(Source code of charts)
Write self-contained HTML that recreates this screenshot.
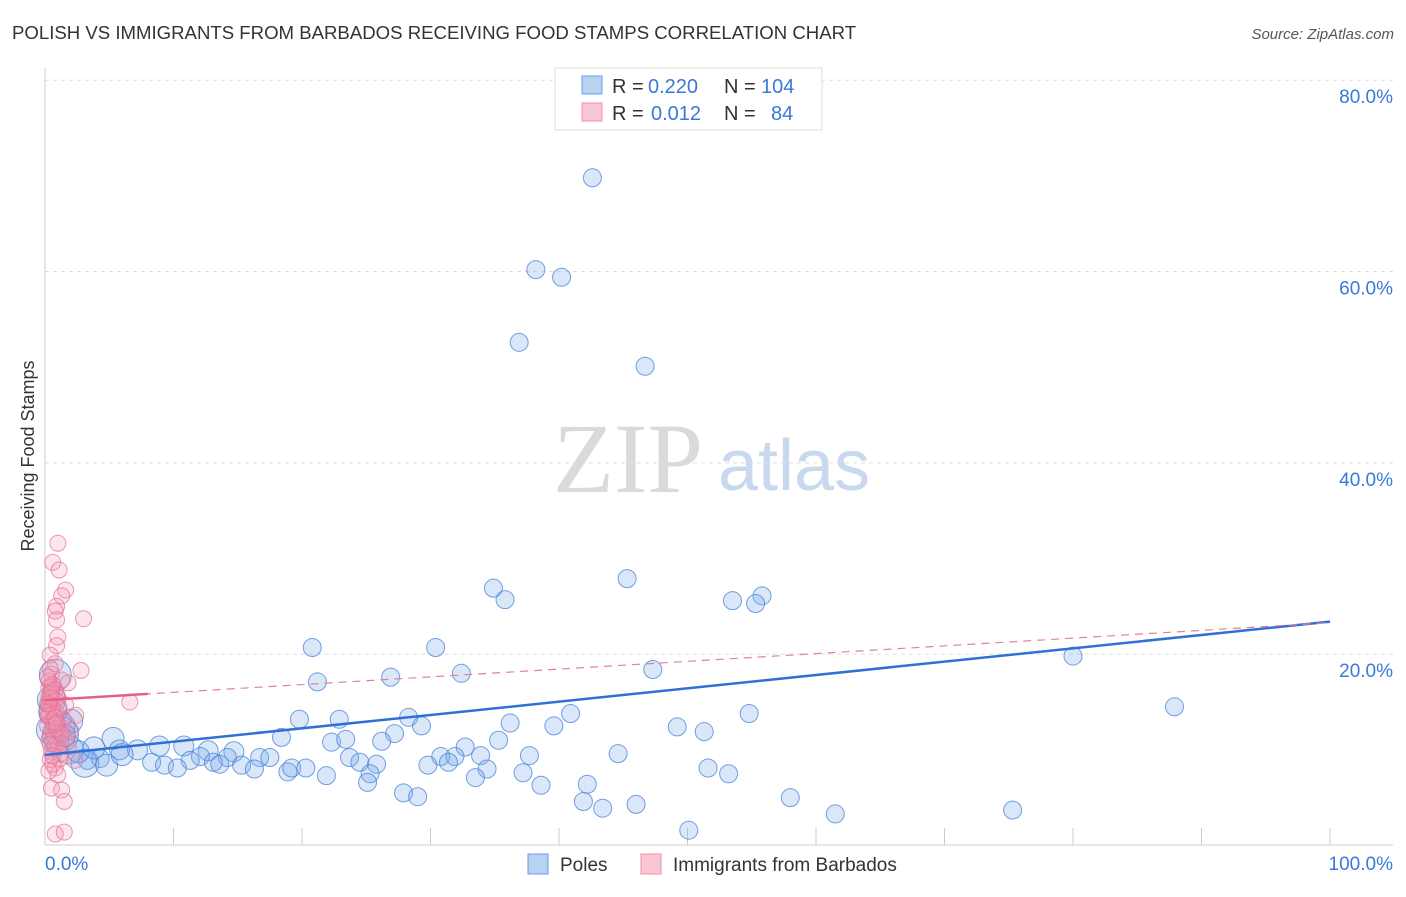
<!DOCTYPE html>
<html><head><meta charset="utf-8"><style>
body{margin:0;background:#fff;font-family:"Liberation Sans",sans-serif;}
svg text{font-family:"Liberation Sans",sans-serif;}
</style></head><body>
<svg id="chart" width="1406" height="892" xmlns="http://www.w3.org/2000/svg">
<text x="12" y="39" font-size="18.6" fill="#333">POLISH VS IMMIGRANTS FROM BARBADOS RECEIVING FOOD STAMPS CORRELATION CHART</text>
<text x="1394" y="39" font-size="15" fill="#555" text-anchor="end" font-style="italic">Source: ZipAtlas.com</text>
<text x="553" y="492" font-size="100" fill="#dadada" font-family="Liberation Serif" style="font-family:'Liberation Serif',serif">ZIP</text>
<text x="718" y="490" font-size="72" fill="#c8d8ee">atlas</text>
<text transform="translate(34,456) rotate(-90)" font-size="18" fill="#333" text-anchor="middle">Receiving Food Stamps</text>
<g id="grid"></g><g id="axes"></g><g id="points"></g><g id="trends"></g>
<g>
<rect x="555" y="68" width="267" height="62" fill="#fff" stroke="#ddd"/>
<rect x="582" y="76" width="20" height="18" fill="#b8d2f4" stroke="#6a9ee0"/>
<text x="612" y="93" font-size="20" fill="#333">R =</text>
<text x="648" y="93" font-size="20" fill="#3a78d8">0.220</text>
<text x="724" y="93" font-size="20" fill="#333">N =</text>
<text x="761" y="93" font-size="20" fill="#3a78d8">104</text>
<rect x="582" y="103" width="20" height="18" fill="#f9c6d4" stroke="#e890aa"/>
<text x="612" y="120" font-size="20" fill="#333">R =</text>
<text x="651" y="120" font-size="20" fill="#3a78d8">0.012</text>
<text x="724" y="120" font-size="20" fill="#333">N =</text>
<text x="771" y="120" font-size="20" fill="#3a78d8">84</text>
</g>
<g>
<rect x="528" y="854" width="20" height="20" fill="#b8d2f4" stroke="#6a9ee0"/>
<text x="560" y="871" font-size="19" fill="#333">Poles</text>
<rect x="641" y="854" width="20" height="20" fill="#f9c6d4" stroke="#e890aa"/>
<text x="673" y="871" font-size="19" fill="#333">Immigrants from Barbados</text>
</g>
</svg>
<script>
const yTicks=[20,40,60,80];
const xTickLabels=["0.0%","100.0%"];
const polesX=[42.6,38.2,40.2,36.9,46.7,45.3,34.9,35.8,53.5,55.8,55.3,20.8,30.4,80.0,21.2,26.9,32.4,47.3,87.9,54.8,40.9,28.3,19.8,22.9,29.3,36.2,39.6,49.2,51.3,18.4,27.2,22.3,23.4,26.2,35.3,32.7,5.3,8.9,10.8,12.7,14.7,5.8,7.2,30.8,31.9,33.9,37.7,44.6,23.7,24.5,25.8,16.7,17.5,14.2,12.1,11.3,3.3,4.3,8.3,9.3,10.3,13.1,13.6,15.3,16.3,18.9,19.2,20.3,21.9,25.3,25.1,29.8,31.4,34.4,33.5,37.2,38.6,42.2,51.6,53.2,27.9,29.0,41.9,43.4,46.0,58.0,61.5,75.3,50.1,1.2,1.9,3.1,4.8,0.5,0.8,0.5,2.0,6.0,0.6,1.4,2.6,0.9,1.5,3.8];
const polesY=[69.8,60.2,59.4,52.6,50.1,27.9,26.9,25.7,25.6,26.1,25.3,20.7,20.7,19.8,17.1,17.6,18.0,18.4,14.5,13.8,13.8,13.4,13.2,13.2,12.5,12.8,12.5,12.4,11.9,11.3,11.7,10.8,11.1,10.9,11.0,10.3,11.2,10.4,10.4,9.9,9.8,10.0,10.0,9.3,9.3,9.4,9.4,9.6,9.2,8.7,8.5,9.2,9.2,9.2,9.3,8.9,8.9,9.1,8.7,8.4,8.1,8.7,8.5,8.4,8.0,7.7,8.1,8.1,7.3,7.5,6.6,8.4,8.7,8.0,7.1,7.6,6.3,6.4,8.1,7.5,5.5,5.1,4.6,3.9,4.3,5.0,3.3,3.7,1.6,11.6,10.0,8.6,8.4,12.1,17.8,15.2,13.0,9.5,14.0,12.5,9.8,10.8,11.5,10.2];
const polesR=[9,9,9,9,9,9,9,9,9,9,9,9,9,9,9,9,9,9,9,9,9,9,9,9,9,9,9,9,9,9,9,9,9,9,9,9,11,10,10,10,10,10,10,9,9,9,9,9,9,9,9,9,9,9,9,9,9,9,9,9,9,9,9,9,9,9,9,9,9,9,9,9,9,9,9,9,9,9,9,9,9,9,9,9,9,9,9,9,9,18,14,14,11,15,16,14,12,11,14,12,11,12,11,11];
const barbX=[1.0,0.6,1.1,1.6,1.3,0.9,0.8,0.9,3.0,1.0,0.9,0.4,2.8,0.8,0.5,1.3,1.8,0.8,1.0,6.6,1.6,2.4,0.4,0.8,1.3,0.4,1.0,1.8,0.5,1.2,2.3,0.8,1.0,0.5,1.3,1.5,0.8,1.5,0.4,0.3,0.6,0.2,0.7,1.1,0.3,0.5,0.9,0.2,1.4,0.6,0.3,0.8,1.2,0.4,0.6,0.3,0.5,0.9,0.2,0.7,1.0,0.4,0.6,0.3,2.0,1.7,0.5,0.8,0.2,0.6,0.9,0.4,1.1,0.3,0.7,0.5,0.2,0.8,1.3,0.4,0.6,0.3,0.5,0.9];
const barbY=[31.6,29.6,28.8,26.7,26.1,25.0,24.5,23.6,23.7,21.8,20.9,19.9,18.3,19.0,17.9,17.3,17.0,16.3,15.5,15.0,14.7,13.6,14.0,12.9,12.3,11.4,10.8,10.3,9.8,9.1,8.9,8.1,7.4,6.0,5.8,4.6,1.2,1.4,15.0,16.5,14.2,13.5,12.8,11.8,17.2,16.0,15.8,14.8,13.2,12.0,11.0,10.5,9.6,18.5,16.8,15.5,14.5,13.8,12.5,11.5,10.2,9.0,8.5,7.8,12.0,11.2,16.2,15.2,14.0,13.0,12.2,15.8,14.4,13.6,12.6,16.6,17.6,13.4,11.6,10.6,9.4,14.8,15.4,12.8];
const X0=45,X1=1330,Y0=845.5,YPX=9.566;
const sx=v=>X0+(X1-X0)*v/100, sy=v=>Y0-v*YPX;
const NS="http://www.w3.org/2000/svg";
function mk(tag,attrs,parent){const e=document.createElementNS(NS,tag);for(const k in attrs)e.setAttribute(k,attrs[k]);document.getElementById(parent).appendChild(e);return e;}
yTicks.forEach(t=>{
 const l=mk('line',{x1:45,x2:1393,y1:sy(t),y2:sy(t),stroke:'#ddd','stroke-dasharray':'4,4'},'grid');
 
 
 const tx=mk('text',{x:1393,y:sy(t)+23,'font-size':19,fill:'#3a78d8','text-anchor':'end'},'grid');
 tx.textContent=t.toFixed(1)+'%';
 
 
});
const ax=mk('line',{x1:45,x2:45,y1:68,y2:845,stroke:'#ccc'},'axes');


const bx=mk('line',{x1:45,x2:1393,y1:845,y2:845,stroke:'#ccc'},'axes');


for(let i=1;i<=10;i++){const t=mk('line',{x1:sx(i*10),x2:sx(i*10),y1:828,y2:845,stroke:'#ccc'},'axes');
 
 }
[[0,'start',45],[100,'end',1393]].forEach((d,i)=>{const t=mk('text',{x:d[2],y:870,'font-size':19,fill:'#3a78d8','text-anchor':d[1]},'axes');t.textContent=xTickLabels[i];
 
 });
polesX.forEach((v,i)=>{const c=mk('circle',{cx:sx(v),cy:sy(polesY[i]),r:polesR[i],fill:'rgba(120,168,232,0.28)',stroke:'rgba(70,130,215,0.75)','stroke-width':1},'points');
 
 });
barbX.forEach((v,i)=>{const c=mk('circle',{cx:sx(v),cy:sy(barbY[i]),r:8,fill:'rgba(245,150,178,0.25)',stroke:'rgba(228,110,145,0.7)','stroke-width':1},'points');
 
 });
const polesTrend=[9.46,23.4], barbTrend=[15.2,23.3], barbSolidEnd=8;
const bt=mk('line',{x1:sx(0),y1:sy(polesTrend[0]),x2:sx(100),y2:sy(polesTrend[1]),stroke:'#2f6fd6','stroke-width':2.5},'trends');


const pd=mk('line',{x1:sx(0),y1:sy(barbTrend[0]),x2:sx(100),y2:sy(barbTrend[1]),stroke:'#e4809c','stroke-width':1.2,'stroke-dasharray':'8,6'},'trends');


const ye=barbTrend[0]+(barbTrend[1]-barbTrend[0])*barbSolidEnd/100;
const ps=mk('line',{x1:sx(0),y1:sy(barbTrend[0]),x2:sx(barbSolidEnd),y2:sy(ye),stroke:'#e4608a','stroke-width':2.5},'trends');


</script>
</body></html>
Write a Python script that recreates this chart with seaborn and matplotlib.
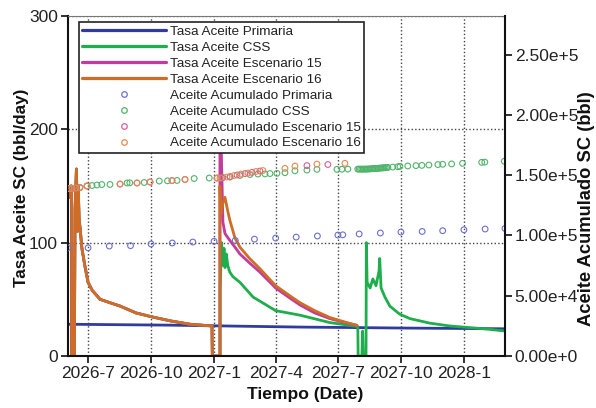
import numpy as np
import pandas as pd
import matplotlib
matplotlib.use("Agg")
import matplotlib.pyplot as plt
import matplotlib.dates as mdates
from matplotlib.lines import Line2D
from matplotlib.ticker import FuncFormatter
import seaborn as sns

sns.set_style("ticks")
plt.rcParams['font.family'] = ['Liberation Sans', 'DejaVu Sans']

# ---------------- data (days since 2026-06-01) ----------------
inicio = "2026-06-01"

# Tasa Aceite Primaria (bbl/day)
prim_dias = [0, 150, 340, 500, 639]
prim_tasa = [28.0, 27.2, 25.5, 24.6, 24.0]

# first cycle (shared by CSS, Escenario 15, Escenario 16)
ciclo1_dias = [0, 0, 3, 5, 6, 6, 10, 11, 13, 14.5, 15.5, 17, 18.5, 21, 25.5, 30, 36,
               47.5, 62, 77, 100, 122, 150, 179, 211, 211.5]
ciclo1_tasa = [0, 145, 140, 150, 150, 0, 0, 130, 165, 110, 150, 120, 112, 95, 79, 65, 58,
               50, 47, 44, 38, 34.7, 31, 28, 26.5, 0]

# second cycle, Escenario 16
esc16_dias = [222.6, 222.6, 224, 227, 230, 234, 237, 244.6, 251.8, 266, 281, 304, 325,
              339.6, 361, 383, 405, 422.7]
esc16_tasa = [0, 150, 125, 135, 140, 128, 120, 104, 96, 86, 77, 62, 53, 47, 40, 34, 30, 27]

# second cycle, Escenario 15
esc15_dias = [222.6, 222.6, 225, 227, 230, 237, 244.6, 251.8, 266, 281, 304, 325, 339.6,
              361, 383, 405, 422.7]
esc15_tasa = [0, 240, 170, 118, 108, 102, 96, 90, 82, 74, 60, 51, 45, 38, 33, 29.5, 27]

# second + third cycle, CSS
css_dias = [223, 223, 225, 227, 228.6, 230, 232, 234, 237, 241.6, 251.8, 271, 304, 339.6,
            383, 424, 424.5, 430, 431, 432, 436, 436.5, 437.6, 442, 446, 450.6, 455, 456,
            458, 463.6, 470.8, 485, 500, 529, 558, 588, 617, 639]
css_tasa = [0, 60, 100, 80, 95, 78, 90, 80, 74, 70, 65, 52, 40, 36, 29.5, 26, 0, 0, 22, 0,
            0, 100, 65, 60, 68, 62, 75, 86, 60, 52, 44, 37, 33, 29, 26.5, 25, 23.5, 22]

# Aceite Acumulado (bbl)
acu_prim_dias = [0, 30, 61, 92, 122, 153, 183, 214, 245, 273, 304, 334, 365, 395, 402,
                 426, 457, 487, 518, 548, 579, 610, 639]
acu_prim = [89600, 89700, 91200, 91500, 92900, 93700, 94500, 95100, 95800, 96900, 97800,
            98600, 99500, 100300, 100500, 101200, 102000, 102800, 103300, 103900, 104700,
            105300, 105800]

acu_css_dias = [2, 6.6, 12.4, 18, 28.5, 35.8, 43, 50, 62, 87, 91, 112, 134, 146, 160, 185,
                207, 225.6, 237.3, 251.9, 266.5, 278.1, 288.4, 295.7, 305.9, 317.6, 332.2,
                349.7, 364.3, 393.5, 400.8, 409.5,
                424, 426, 428, 430, 432, 434, 436, 438, 440, 442, 444, 446, 448, 450, 452,
                454, 456, 458, 460, 462, 464, 466, 468,
                475, 482.5, 485.5, 497, 509, 517.6, 527.8, 541, 548, 561, 577, 605, 609.5, 638]
acu_css = [138900, 139000, 139300, 139700, 141000, 141400, 141800, 142200, 142300, 143500,
           143600, 143900, 145100, 145300, 145600, 147200, 147600, 147700, 148400, 149700,
           150500, 150900, 151000, 151300, 151500, 152000, 153600, 154200, 154800, 154800,
           154900, 155000,
           155000, 155000, 155000, 155000, 155000, 155000, 155000, 155100, 155100, 155200,
           155300, 155400, 155500, 155500, 155600, 155700, 155800, 155900, 156000, 156100,
           156200, 156300, 156400,
           156700, 157000, 157200, 157600, 157900, 158100, 158400, 158800, 159000, 159300,
           159800, 160600, 160800, 161500]

acu_ciclo1_dias = [2, 6.6, 12.4, 18, 28.5, 76.7, 101.5, 120.5, 152.6, 171.6, 218.4]
acu_ciclo1 = [138900, 139000, 139300, 139700, 141000, 142600, 143500, 144300, 145500,
              146400, 147600]

acu_esc15_dias = [227, 237.3, 247.5, 259.2, 269.4, 281, 349.7, 380.3]
acu_esc15 = [148000, 148800, 150100, 151300, 152300, 153400, 157900, 158800]

acu_esc16_dias = [222.7, 232.9, 243.1, 253.3, 263.5, 275.2, 285.4, 317.6, 332.2, 364.3, 405.2]
acu_esc16 = [147600, 148400, 149700, 150900, 151700, 153000, 153800, 155600, 157500,
             159200, 159800]

etiquetas = ["Tasa Aceite Primaria", "Tasa Aceite CSS", "Tasa Aceite Escenario 15",
             "Tasa Aceite Escenario 16", "Aceite Acumulado Primaria", "Aceite Acumulado CSS",
             "Aceite Acumulado Escenario 15", "Aceite Acumulado Escenario 16"]

col_lin = {"prim": "#2f3c9e", "css": "#1fae4c", "e15": "#c23c9c", "e16": "#cf6d27"}
col_pts = {"prim": "#6b6fd0", "css": "#52b36a", "e15": "#d85f9c", "e16": "#e38a4e"}


def fechas(d):
    return pd.Timestamp(inicio) + pd.to_timedelta(np.asarray(d, dtype=float), unit="D")


# ---------------- figure ----------------
fig = plt.figure(figsize=(5.96, 4.08), dpi=100)
fig.patch.set_facecolor("white")
ax = fig.add_axes([0.1133, 0.1275, 0.734, 0.8333])

series = [
    ("prim", prim_dias, prim_tasa),
    ("css", ciclo1_dias + css_dias, ciclo1_tasa + css_tasa),
    ("e15", ciclo1_dias + esc15_dias, ciclo1_tasa + esc15_tasa),
    ("e16", ciclo1_dias + esc16_dias, ciclo1_tasa + esc16_tasa),
]
for key, d, v in series:
    sns.lineplot(x=fechas(d), y=v, ax=ax, color=col_lin[key], lw=2.0,
                 estimator=None, sort=False, legend=False)

ax.set_ylim(0, 300)
ax.set_yticks([0, 100, 200, 300])
ax.set_xlim(pd.Timestamp("2026-06-01"), pd.Timestamp("2028-03-01"))
ax.xaxis.set_major_locator(mdates.MonthLocator(bymonth=[1, 4, 7, 10]))
ax.xaxis.set_major_formatter(FuncFormatter(
    lambda v, p: f"{mdates.num2date(v).year}-{mdates.num2date(v).month}"))
ax.grid(True, linestyle=(0, (1, 1.6)), color="#444444", lw=1.0)
ax.tick_params(axis="both", direction="out", length=5, width=1.3, labelsize=12.5, pad=2,
               colors="#222222")
ax.set_xlabel("Tiempo (Date)", fontsize=12.6, fontweight="bold", color="#111111")
ax.set_ylabel("Tasa Aceite SC (bbl/day)", fontsize=12.3, fontweight="bold", color="#111111")
ax.xaxis.set_label_coords(0.543, -0.092)
ax.yaxis.set_label_coords(-0.088, 0.494)
for s in ["left", "bottom"]:
    ax.spines[s].set_linewidth(1.5)
    ax.spines[s].set_color("#111111")
ax.spines["right"].set_visible(False)
ax.spines["top"].set_linewidth(0.8)
ax.spines["top"].set_color("#777777")

ax2 = ax.twinx()
pts = [
    ("prim", acu_prim_dias, acu_prim),
    ("css", acu_css_dias, acu_css),
    ("e15", acu_ciclo1_dias + acu_esc15_dias, acu_ciclo1 + acu_esc15),
    ("e16", acu_ciclo1_dias + acu_esc16_dias, acu_ciclo1 + acu_esc16),
]
for key, d, v in pts:
    sns.scatterplot(x=fechas(d), y=v, ax=ax2, marker="o", s=17, facecolor="none",
                    edgecolor=col_pts[key], linewidth=0.8, legend=False)

ax2.set_ylim(0, 2.82e5)
ax2.set_yticks([0, 5e4, 1e5, 1.5e5, 2e5, 2.5e5])


def fmt_sci(v, p):
    if v == 0:
        return "0.00e+0"
    e = int(np.floor(np.log10(abs(v))))
    return f"{v / 10 ** e:.2f}e+{e}"


ax2.yaxis.set_major_formatter(FuncFormatter(fmt_sci))
ax2.tick_params(axis="y", direction="out", length=5, width=1.3, labelsize=12.5, pad=2,
                colors="#222222")
ax2.set_ylabel("Aceite Acumulado SC (bbl)", fontsize=13.2, fontweight="bold", color="#111111")
ax2.yaxis.set_label_coords(1.167, 0.432)
ax2.spines["right"].set_linewidth(1.5)
ax2.spines["right"].set_color("#111111")
ax2.spines["left"].set_visible(False)
ax2.spines["top"].set_visible(False)
ax2.spines["bottom"].set_visible(False)
ax2.set_xlim(pd.Timestamp("2026-06-01"), pd.Timestamp("2028-03-01"))

handles = [Line2D([], [], color=col_lin[k], lw=2.3) for k in ["prim", "css", "e15", "e16"]]
handles += [Line2D([], [], color=col_pts[k], marker="o", ls="none", markersize=4,
                   markerfacecolor="none", markeredgewidth=0.9)
            for k in ["prim", "css", "e15", "e16"]]
leg = ax2.legend(handles, etiquetas, loc="upper left", bbox_to_anchor=(0.0263, 0.982),
                 borderaxespad=0, frameon=True, fancybox=False, edgecolor="#222222",
                 fontsize=9.7, handlelength=6.2, handletextpad=0.3, labelspacing=0.26,
                 borderpad=0.25, framealpha=1)
leg.get_frame().set_linewidth(1.2)
for t in leg.get_texts():
    t.set_color("#222222")

fig.savefig("out.png", dpi=100, facecolor="white")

§ TASK DESCRIPTION:
Give again the lines from "Write a Python" to "34, 30, 27]" exactly, both of those lines included, and do not include any pictures.

§ EXERCISE ANSWER:
Write a Python script that recreates this chart with seaborn and matplotlib.
import numpy as np
import pandas as pd
import matplotlib
matplotlib.use("Agg")
import matplotlib.pyplot as plt
import matplotlib.dates as mdates
from matplotlib.lines import Line2D
from matplotlib.ticker import FuncFormatter
import seaborn as sns

sns.set_style("ticks")
plt.rcParams['font.family'] = ['Liberation Sans', 'DejaVu Sans']

# ---------------- data (days since 2026-06-01) ----------------
inicio = "2026-06-01"

# Tasa Aceite Primaria (bbl/day)
prim_dias = [0, 150, 340, 500, 639]
prim_tasa = [28.0, 27.2, 25.5, 24.6, 24.0]

# first cycle (shared by CSS, Escenario 15, Escenario 16)
ciclo1_dias = [0, 0, 3, 5, 6, 6, 10, 11, 13, 14.5, 15.5, 17, 18.5, 21, 25.5, 30, 36,
               47.5, 62, 77, 100, 122, 150, 179, 211, 211.5]
ciclo1_tasa = [0, 145, 140, 150, 150, 0, 0, 130, 165, 110, 150, 120, 112, 95, 79, 65, 58,
               50, 47, 44, 38, 34.7, 31, 28, 26.5, 0]

# second cycle, Escenario 16
esc16_dias = [222.6, 222.6, 224, 227, 230, 234, 237, 244.6, 251.8, 266, 281, 304, 325,
              339.6, 361, 383, 405, 422.7]
esc16_tasa = [0, 150, 125, 135, 140, 128, 120, 104, 96, 86, 77, 62, 53, 47, 40, 34, 30, 27]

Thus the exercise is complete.